---------- Task material

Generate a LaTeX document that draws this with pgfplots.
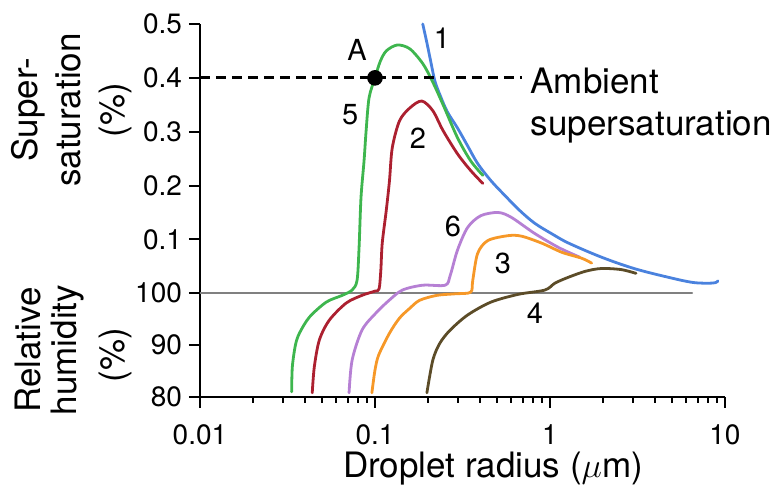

--------------------
---------- Task material

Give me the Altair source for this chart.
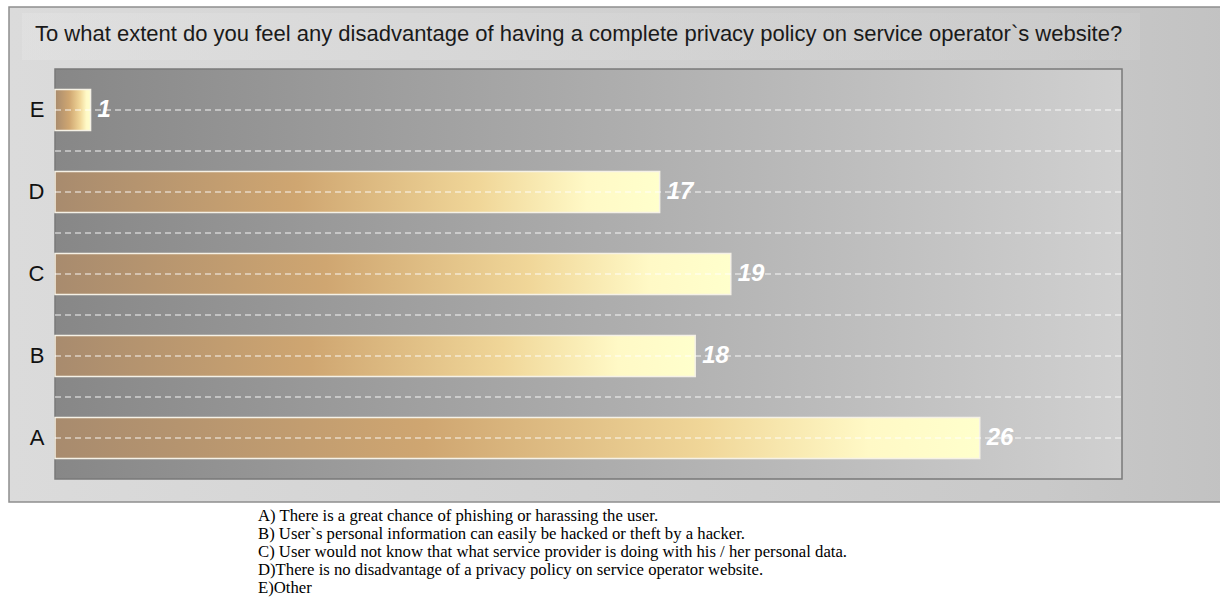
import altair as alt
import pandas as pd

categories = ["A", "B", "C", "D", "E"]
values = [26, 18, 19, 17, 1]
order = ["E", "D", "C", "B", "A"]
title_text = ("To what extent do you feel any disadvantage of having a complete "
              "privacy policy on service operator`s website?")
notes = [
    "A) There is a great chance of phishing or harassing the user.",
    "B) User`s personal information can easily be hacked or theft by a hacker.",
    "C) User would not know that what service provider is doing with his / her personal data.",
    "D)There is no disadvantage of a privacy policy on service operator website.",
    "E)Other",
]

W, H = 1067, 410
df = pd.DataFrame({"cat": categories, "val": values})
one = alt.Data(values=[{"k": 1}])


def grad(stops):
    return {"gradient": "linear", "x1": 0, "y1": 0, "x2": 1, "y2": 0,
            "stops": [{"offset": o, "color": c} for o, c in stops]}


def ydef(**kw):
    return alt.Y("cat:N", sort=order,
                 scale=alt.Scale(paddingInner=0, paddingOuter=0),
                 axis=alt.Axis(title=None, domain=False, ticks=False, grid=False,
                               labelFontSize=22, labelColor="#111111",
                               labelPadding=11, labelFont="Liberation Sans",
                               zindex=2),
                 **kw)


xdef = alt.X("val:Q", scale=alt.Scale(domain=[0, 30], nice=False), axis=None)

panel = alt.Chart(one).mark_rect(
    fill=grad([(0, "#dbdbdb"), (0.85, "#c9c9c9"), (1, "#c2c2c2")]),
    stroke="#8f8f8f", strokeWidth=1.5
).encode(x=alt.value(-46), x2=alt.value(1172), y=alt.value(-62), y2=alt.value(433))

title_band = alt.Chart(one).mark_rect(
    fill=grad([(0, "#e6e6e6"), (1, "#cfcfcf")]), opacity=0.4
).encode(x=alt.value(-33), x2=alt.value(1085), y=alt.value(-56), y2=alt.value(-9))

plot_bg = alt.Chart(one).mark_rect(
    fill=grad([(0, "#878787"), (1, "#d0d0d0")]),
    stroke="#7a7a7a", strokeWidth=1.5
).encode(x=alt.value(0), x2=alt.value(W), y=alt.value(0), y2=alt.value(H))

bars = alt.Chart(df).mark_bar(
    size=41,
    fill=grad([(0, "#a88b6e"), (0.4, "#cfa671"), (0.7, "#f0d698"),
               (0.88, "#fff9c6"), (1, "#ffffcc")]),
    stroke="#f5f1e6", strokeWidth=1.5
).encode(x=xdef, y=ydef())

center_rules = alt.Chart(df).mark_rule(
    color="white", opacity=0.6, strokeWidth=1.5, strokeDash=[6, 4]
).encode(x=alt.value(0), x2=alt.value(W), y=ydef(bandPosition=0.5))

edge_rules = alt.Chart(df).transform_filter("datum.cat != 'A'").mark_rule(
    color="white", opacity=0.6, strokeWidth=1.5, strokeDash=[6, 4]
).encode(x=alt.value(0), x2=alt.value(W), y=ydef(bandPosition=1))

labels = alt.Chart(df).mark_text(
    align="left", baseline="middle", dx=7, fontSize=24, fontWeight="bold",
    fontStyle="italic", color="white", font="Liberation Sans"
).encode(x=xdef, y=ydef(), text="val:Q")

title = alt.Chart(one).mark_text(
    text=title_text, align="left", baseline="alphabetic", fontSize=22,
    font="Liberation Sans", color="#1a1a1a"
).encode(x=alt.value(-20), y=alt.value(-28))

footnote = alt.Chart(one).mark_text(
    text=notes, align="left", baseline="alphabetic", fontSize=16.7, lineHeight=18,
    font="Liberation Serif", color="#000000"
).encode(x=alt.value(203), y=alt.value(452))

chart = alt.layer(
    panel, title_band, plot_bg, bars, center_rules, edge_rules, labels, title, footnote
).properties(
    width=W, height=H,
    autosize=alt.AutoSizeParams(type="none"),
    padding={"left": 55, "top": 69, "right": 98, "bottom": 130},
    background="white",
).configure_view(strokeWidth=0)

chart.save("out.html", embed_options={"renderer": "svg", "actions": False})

--------------------

§ **The task**
Reproduce exactly the lines above starting at the line containing "Give me the Altair source for this chart." and ending at the line containing "import pandas as pd", including both, but not the pictures.

§ **Output for this exercise**
Give me the Altair source for this chart.
import altair as alt
import pandas as pd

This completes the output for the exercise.